What you should do:
Determine how many lines below hold the string "this". Reply with the number alone.

Provided data:

'''

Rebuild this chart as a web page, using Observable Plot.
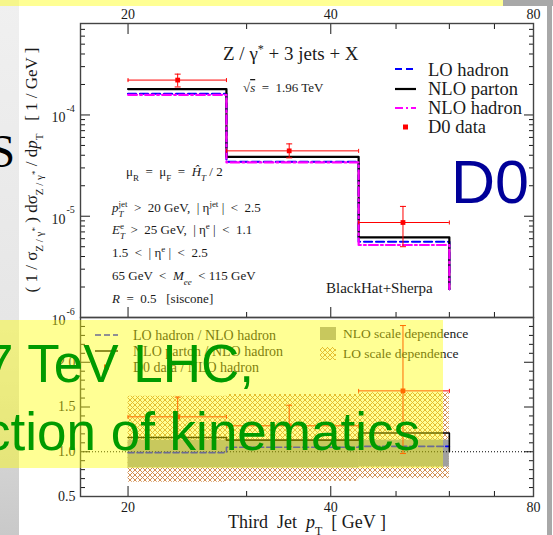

'''
'''

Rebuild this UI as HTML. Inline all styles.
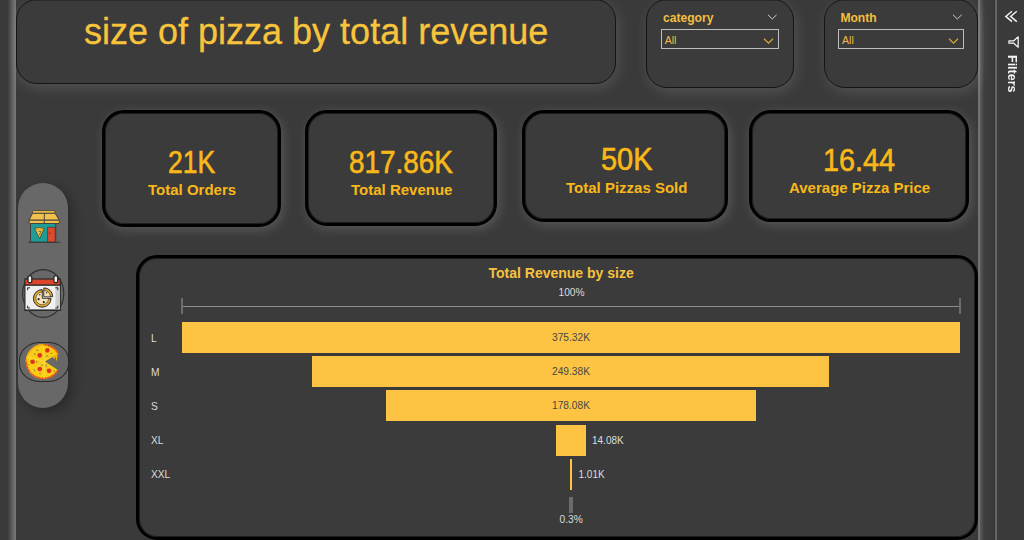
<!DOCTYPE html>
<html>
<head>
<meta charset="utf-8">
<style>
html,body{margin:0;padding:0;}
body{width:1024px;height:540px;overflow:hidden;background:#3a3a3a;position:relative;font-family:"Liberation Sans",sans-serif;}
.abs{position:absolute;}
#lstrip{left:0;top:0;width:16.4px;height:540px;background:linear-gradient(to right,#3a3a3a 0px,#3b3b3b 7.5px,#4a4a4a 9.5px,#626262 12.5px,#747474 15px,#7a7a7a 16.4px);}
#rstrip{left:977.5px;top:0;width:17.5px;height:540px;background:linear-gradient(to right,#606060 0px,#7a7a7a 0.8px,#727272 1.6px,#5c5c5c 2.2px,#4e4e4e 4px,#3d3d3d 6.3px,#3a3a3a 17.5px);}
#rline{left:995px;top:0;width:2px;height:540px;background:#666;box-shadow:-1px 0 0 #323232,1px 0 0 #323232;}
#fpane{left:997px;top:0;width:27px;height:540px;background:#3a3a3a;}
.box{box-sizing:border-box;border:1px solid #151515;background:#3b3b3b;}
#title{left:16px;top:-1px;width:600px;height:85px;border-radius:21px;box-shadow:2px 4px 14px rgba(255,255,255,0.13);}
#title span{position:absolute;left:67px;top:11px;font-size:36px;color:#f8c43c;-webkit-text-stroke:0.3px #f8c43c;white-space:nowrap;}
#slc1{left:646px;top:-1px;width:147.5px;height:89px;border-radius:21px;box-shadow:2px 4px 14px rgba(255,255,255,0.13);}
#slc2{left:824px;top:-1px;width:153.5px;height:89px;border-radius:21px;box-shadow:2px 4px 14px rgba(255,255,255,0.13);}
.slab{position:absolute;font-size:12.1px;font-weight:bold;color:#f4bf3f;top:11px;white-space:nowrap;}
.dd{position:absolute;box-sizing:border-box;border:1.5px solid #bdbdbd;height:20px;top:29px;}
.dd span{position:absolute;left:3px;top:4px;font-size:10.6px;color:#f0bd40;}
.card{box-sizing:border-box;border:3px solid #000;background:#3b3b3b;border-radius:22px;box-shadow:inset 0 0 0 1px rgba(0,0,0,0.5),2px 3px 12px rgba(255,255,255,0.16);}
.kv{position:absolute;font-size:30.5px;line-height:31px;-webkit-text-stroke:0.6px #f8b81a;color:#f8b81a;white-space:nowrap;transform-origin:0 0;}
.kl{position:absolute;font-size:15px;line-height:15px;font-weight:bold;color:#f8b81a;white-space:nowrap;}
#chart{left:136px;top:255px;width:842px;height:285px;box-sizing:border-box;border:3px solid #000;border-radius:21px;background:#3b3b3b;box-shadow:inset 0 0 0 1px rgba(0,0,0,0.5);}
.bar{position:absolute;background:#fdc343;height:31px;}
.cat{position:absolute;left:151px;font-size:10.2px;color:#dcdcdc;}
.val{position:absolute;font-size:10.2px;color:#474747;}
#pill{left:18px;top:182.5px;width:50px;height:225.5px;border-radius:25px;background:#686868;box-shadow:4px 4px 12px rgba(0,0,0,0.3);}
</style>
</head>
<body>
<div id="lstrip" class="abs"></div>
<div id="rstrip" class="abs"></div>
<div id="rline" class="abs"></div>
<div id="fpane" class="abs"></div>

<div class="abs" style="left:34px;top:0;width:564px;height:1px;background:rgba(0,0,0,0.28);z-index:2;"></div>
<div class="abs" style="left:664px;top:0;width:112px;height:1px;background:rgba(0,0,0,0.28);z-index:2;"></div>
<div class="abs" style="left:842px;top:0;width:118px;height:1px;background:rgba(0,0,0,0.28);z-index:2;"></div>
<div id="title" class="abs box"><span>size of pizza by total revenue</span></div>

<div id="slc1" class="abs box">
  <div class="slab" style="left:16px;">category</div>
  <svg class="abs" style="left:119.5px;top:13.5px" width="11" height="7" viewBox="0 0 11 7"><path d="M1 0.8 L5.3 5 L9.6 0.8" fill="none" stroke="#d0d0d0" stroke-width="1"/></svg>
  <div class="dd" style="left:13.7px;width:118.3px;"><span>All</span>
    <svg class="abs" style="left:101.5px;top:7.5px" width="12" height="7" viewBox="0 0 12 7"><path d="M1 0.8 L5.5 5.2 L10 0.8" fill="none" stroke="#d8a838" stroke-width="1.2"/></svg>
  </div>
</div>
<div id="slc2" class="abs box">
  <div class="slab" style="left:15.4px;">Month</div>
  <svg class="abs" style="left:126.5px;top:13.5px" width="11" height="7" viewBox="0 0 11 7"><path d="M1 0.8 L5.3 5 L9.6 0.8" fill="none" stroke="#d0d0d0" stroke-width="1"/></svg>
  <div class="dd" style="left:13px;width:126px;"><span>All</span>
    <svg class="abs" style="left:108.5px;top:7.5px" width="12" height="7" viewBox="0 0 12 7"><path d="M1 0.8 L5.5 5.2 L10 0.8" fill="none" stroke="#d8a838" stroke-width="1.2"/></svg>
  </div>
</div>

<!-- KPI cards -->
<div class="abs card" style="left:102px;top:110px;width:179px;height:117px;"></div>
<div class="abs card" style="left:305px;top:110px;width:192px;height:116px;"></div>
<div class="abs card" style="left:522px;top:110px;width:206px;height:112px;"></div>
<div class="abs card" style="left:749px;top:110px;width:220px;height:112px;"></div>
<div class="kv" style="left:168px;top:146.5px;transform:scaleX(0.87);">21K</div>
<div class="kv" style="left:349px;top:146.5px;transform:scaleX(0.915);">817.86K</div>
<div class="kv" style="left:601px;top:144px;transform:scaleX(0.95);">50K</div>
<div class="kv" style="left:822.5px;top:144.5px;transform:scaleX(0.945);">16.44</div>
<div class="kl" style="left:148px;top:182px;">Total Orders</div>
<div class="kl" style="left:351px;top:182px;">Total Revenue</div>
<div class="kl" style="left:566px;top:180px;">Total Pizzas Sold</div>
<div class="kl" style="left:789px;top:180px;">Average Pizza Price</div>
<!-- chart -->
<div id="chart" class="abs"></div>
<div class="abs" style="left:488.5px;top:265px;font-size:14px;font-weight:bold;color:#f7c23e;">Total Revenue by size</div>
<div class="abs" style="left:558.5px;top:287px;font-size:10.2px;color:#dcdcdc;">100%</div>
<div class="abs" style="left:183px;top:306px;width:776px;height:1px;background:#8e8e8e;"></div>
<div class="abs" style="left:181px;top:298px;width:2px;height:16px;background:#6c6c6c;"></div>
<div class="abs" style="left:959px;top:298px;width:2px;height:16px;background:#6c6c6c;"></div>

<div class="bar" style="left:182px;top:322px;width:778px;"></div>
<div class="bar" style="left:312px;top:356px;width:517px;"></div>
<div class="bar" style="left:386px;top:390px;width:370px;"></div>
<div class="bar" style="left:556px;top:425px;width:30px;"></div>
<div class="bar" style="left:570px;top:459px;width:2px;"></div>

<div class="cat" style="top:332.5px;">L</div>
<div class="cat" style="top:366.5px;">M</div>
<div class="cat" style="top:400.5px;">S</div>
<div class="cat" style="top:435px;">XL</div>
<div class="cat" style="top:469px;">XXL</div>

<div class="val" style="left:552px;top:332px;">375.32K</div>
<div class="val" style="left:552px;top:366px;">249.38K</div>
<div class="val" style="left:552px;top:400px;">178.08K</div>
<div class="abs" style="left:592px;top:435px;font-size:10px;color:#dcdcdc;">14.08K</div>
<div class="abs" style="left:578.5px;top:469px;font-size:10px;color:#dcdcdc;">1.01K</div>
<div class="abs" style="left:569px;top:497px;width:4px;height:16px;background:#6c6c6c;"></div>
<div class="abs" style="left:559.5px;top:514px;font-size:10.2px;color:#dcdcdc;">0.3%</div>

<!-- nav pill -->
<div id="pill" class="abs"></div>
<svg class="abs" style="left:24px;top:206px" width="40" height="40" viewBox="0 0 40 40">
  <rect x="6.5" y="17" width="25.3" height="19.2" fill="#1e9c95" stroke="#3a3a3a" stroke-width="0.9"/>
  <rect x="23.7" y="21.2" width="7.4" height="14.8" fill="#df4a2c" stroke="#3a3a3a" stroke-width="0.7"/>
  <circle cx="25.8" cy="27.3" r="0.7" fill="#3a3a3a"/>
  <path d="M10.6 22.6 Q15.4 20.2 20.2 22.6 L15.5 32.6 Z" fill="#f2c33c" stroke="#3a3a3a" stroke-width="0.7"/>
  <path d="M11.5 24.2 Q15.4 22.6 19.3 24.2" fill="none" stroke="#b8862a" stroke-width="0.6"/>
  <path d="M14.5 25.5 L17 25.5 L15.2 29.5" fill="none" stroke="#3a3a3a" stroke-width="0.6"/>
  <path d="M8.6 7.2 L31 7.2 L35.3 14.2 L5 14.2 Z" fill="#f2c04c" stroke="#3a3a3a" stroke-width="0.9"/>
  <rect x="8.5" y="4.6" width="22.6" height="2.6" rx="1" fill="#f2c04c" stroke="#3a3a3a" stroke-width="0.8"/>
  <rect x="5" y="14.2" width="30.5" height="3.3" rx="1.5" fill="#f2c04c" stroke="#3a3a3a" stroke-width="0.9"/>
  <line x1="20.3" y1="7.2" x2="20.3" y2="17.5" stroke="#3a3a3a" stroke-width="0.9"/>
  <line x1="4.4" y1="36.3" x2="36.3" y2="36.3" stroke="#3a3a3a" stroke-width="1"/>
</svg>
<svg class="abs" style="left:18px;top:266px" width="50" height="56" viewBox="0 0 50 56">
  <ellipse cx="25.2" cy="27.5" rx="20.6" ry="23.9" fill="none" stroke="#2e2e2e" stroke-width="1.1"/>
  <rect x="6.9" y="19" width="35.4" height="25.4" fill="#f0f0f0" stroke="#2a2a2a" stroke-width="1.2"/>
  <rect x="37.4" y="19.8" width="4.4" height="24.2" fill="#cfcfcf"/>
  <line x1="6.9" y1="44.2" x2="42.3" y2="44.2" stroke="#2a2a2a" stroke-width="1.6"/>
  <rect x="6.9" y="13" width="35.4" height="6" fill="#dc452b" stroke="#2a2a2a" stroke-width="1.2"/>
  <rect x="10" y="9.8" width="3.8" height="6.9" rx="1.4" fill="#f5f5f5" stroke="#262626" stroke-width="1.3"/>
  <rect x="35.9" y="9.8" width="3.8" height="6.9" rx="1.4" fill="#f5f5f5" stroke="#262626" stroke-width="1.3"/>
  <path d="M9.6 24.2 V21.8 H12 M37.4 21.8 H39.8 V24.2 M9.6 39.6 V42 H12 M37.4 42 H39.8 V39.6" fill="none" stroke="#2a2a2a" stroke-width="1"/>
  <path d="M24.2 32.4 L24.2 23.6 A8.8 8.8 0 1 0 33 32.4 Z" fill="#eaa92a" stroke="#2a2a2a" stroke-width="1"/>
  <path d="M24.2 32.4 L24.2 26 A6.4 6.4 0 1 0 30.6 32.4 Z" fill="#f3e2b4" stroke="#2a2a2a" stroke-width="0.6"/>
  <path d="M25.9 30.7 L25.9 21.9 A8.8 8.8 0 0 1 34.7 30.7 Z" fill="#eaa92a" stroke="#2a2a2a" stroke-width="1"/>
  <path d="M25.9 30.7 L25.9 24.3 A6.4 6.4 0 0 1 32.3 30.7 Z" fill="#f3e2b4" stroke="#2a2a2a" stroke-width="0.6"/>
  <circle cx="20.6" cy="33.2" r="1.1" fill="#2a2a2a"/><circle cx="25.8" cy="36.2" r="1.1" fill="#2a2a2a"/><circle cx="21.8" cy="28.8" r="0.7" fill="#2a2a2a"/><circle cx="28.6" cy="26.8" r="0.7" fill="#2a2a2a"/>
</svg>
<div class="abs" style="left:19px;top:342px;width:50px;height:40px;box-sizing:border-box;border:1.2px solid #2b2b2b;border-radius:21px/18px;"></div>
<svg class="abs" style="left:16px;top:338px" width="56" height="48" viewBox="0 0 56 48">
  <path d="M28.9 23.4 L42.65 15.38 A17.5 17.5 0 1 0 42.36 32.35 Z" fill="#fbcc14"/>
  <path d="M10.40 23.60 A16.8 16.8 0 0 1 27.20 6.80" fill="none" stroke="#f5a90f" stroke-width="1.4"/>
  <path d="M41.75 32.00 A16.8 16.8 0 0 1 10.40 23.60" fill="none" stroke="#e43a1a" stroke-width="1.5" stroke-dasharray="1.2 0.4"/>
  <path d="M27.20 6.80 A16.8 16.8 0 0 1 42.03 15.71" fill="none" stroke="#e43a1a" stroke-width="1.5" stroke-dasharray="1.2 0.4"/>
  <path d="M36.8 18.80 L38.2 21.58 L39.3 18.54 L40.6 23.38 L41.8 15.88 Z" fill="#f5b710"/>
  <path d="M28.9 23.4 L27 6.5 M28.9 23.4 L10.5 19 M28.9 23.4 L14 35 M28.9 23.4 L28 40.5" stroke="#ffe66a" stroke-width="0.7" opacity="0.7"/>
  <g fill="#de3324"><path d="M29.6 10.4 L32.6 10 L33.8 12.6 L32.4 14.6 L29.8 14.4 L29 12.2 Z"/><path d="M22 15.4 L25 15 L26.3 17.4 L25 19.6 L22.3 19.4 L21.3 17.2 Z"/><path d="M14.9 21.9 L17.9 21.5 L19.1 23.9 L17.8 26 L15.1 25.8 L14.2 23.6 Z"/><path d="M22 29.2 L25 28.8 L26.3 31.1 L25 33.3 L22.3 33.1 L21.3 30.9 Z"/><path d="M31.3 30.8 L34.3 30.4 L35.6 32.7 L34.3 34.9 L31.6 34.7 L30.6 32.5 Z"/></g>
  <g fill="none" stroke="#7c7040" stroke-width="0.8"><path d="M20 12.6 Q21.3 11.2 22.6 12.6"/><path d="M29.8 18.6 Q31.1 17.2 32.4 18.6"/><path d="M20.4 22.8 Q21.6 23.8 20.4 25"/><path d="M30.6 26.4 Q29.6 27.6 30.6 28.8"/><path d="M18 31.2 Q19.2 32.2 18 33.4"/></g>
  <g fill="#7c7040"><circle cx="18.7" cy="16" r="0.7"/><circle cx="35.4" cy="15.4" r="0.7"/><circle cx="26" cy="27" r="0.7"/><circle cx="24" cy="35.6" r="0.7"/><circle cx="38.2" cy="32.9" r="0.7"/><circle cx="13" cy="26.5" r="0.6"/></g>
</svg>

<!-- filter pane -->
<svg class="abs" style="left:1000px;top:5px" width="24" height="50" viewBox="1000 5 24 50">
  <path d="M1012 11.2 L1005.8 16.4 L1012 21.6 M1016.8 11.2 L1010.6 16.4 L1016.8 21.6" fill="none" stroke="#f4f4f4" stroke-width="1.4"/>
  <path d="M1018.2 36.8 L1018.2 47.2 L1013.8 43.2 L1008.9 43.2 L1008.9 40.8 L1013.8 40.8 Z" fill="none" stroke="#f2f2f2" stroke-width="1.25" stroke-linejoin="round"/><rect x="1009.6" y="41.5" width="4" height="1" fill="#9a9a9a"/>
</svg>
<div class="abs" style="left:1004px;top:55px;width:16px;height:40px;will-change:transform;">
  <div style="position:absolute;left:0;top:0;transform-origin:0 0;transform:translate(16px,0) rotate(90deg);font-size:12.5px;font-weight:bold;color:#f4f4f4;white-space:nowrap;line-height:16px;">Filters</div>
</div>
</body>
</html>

'''

Answer in full:
2